MgCl2 represents 40 to 60 percent of struvite OPEX; MgO or recovered magnesium can reduce cost but add process complexity.
Without a confirmed offtake buyer and transport logistics for the product, recovered nutrients may require landfill disposal, converting a revenue stream into a cost.
Nutrient-rich sidestreams returned to the main flow can increase N and P loading by 15 to 25 percent; if the works is near its consent limit, capacity expansion may be needed alongside the recovery system.
Key Regulations & Standards
Sets the end-of-waste criteria for struvite recovered from sewage sludge in England and Wales; product must meet heavy metal limits for Cd, Cr, Ni, Pb, Hg, and Cu to be classified as a non-waste fertiliser.
Creates a CE-marked fertiliser category for struvite recovered from wastewater; enables cross-border sale as a recognised fertiliser product subject to conformity assessment and labelling requirements.

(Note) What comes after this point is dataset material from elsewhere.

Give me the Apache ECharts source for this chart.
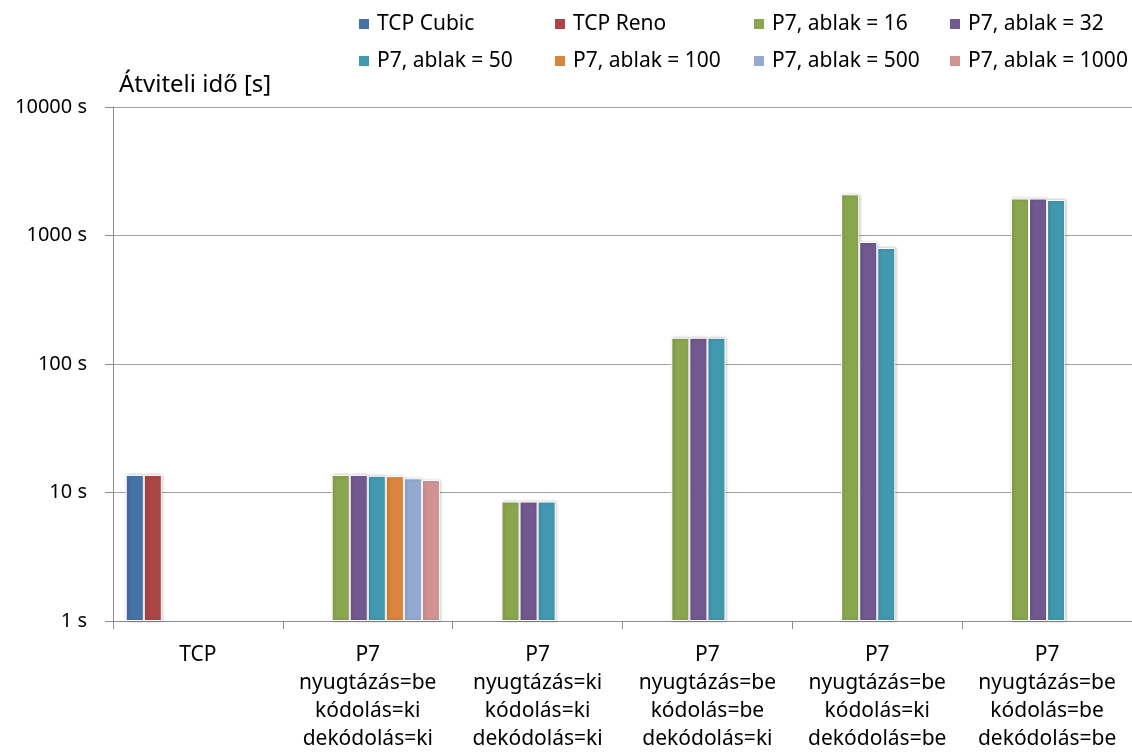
<!DOCTYPE html>
<html>
<head>
<meta charset="utf-8">
<script src="https://cdn.jsdelivr.net/npm/echarts@6/dist/echarts.min.js"></script>
<style>
  html, body { margin: 0; padding: 0; background: #fff; }
  #chart { width: 1132px; height: 754px; }
</style>
</head>
<body>
<div id="chart"></div>
<script>
const categories = [
  'TCP',
  'P7\nnyugtázás=be\nkódolás=ki\ndekódolás=ki',
  'P7\nnyugtázás=ki\nkódolás=ki\ndekódolás=ki',
  'P7\nnyugtázás=be\nkódolás=be\ndekódolás=ki',
  'P7\nnyugtázás=be\nkódolás=ki\ndekódolás=be',
  'P7\nnyugtázás=be\nkódolás=be\ndekódolás=be'
]

const seriesNames = [
  'TCP Cubic', 'TCP Reno', 'P7, ablak = 16', 'P7, ablak = 32',
  'P7, ablak = 50', 'P7, ablak = 100', 'P7, ablak = 500', 'P7, ablak = 1000'
]
const colors = ['#4572A7', '#AA4643', '#89A54E', '#71588F', '#4198AF', '#DB843D', '#93A9CF', '#D19392']

const tcpCubic = [13.7, '-', '-', '-', '-', '-']
const tcpReno = [13.7, '-', '-', '-', '-', '-']
const ablak16 = ['-', 13.7, 8.5, 160, 2090, 1940]
const ablak32 = ['-', 13.7, 8.5, 160, 890, 1940]
const ablak50 = ['-', 13.5, 8.5, 160, 800, 1890]
const ablak100 = ['-', 13.4, '-', '-', '-', '-']
const ablak500 = ['-', 12.9, '-', '-', '-', '-']
const ablak1000 = ['-', 12.5, '-', '-', '-', '-']

const yTicks = [1, 10, 100, 1000, 10000]

const allData = [tcpCubic, tcpReno, ablak16, ablak32, ablak50, ablak100, ablak500, ablak1000]
const FONT = 'Noto Sans'

const chart = echarts.init(document.getElementById('chart'))

// legend laid out as 4 columns of 2 rows
const legendCols = [[0, 4], [1, 5], [2, 6], [3, 7]]
const legendLeft = [357, 553, 752, 948]

const option = {
  animation: false,
  color: colors,
  legend: legendCols.map((idx, i) => ({
    orient: 'vertical',
    left: legendLeft[i],
    top: 10,
    itemGap: 9,
    itemWidth: 12,
    itemHeight: 12,
    icon: 'rect',
    padding: 0,
    data: idx.map(k => seriesNames[k]),
    textStyle: {
      fontFamily: FONT, fontSize: 21, color: '#000',
      lineHeight: 28, padding: [0, 0, 0, 2]
    }
  })),
  grid: { left: 113, right: 0, top: 107, bottom: 133 },
  xAxis: {
    type: 'category',
    data: categories,
    axisLine: { lineStyle: { color: '#8c8c8c', width: 1 } },
    axisTick: { show: true, length: 8, lineStyle: { color: '#8c8c8c' } },
    axisLabel: {
      interval: 0,
      margin: 20,
      fontFamily: FONT,
      fontSize: 21,
      lineHeight: 28,
      color: '#000'
    }
  },
  yAxis: {
    type: 'log',
    logBase: 10,
    min: yTicks[0],
    max: yTicks[yTicks.length - 1],
    name: 'Átviteli idő [s]',
    nameLocation: 'end',
    nameGap: 22,
    nameTextStyle: {
      fontFamily: FONT, fontSize: 24, color: '#000',
      align: 'left', verticalAlign: 'middle', padding: [0, 0, 0, 6]
    },
    axisLine: { show: true, lineStyle: { color: '#8c8c8c', width: 1 } },
    axisTick: { show: true, length: 8, lineStyle: { color: '#8c8c8c' } },
    minorTick: { show: false },
    splitLine: { show: true, lineStyle: { color: '#a0a0a0', width: 1 } },
    axisLabel: {
      margin: 26,
      fontFamily: FONT,
      fontSize: 20,
      color: '#000',
      formatter: v => v + ' s'
    }
  },
  series: seriesNames.map((name, i) => ({
    name: name,
    type: 'bar',
    data: allData[i],
    barGap: '0%',
    barCategoryGap: '15%',
    itemStyle: {
      color: colors[i],
      borderColor: '#fff',
      borderWidth: 1,
      shadowBlur: 3,
      shadowOffsetX: 1,
      shadowOffsetY: 0,
      shadowColor: 'rgba(0,0,0,0.25)'
    }
  }))
}

chart.setOption(option)
</script>
</body>
</html>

Governs land application of sewage biosolids as a complementary route for phosphorus and nitrogen recycling; metal limits and application rates must be adhered to for all amended land.
Nutrient recovery installations at WWTPs require an Environmental Permit variation or standalone permit covering process emissions, waste management, and product quality standards.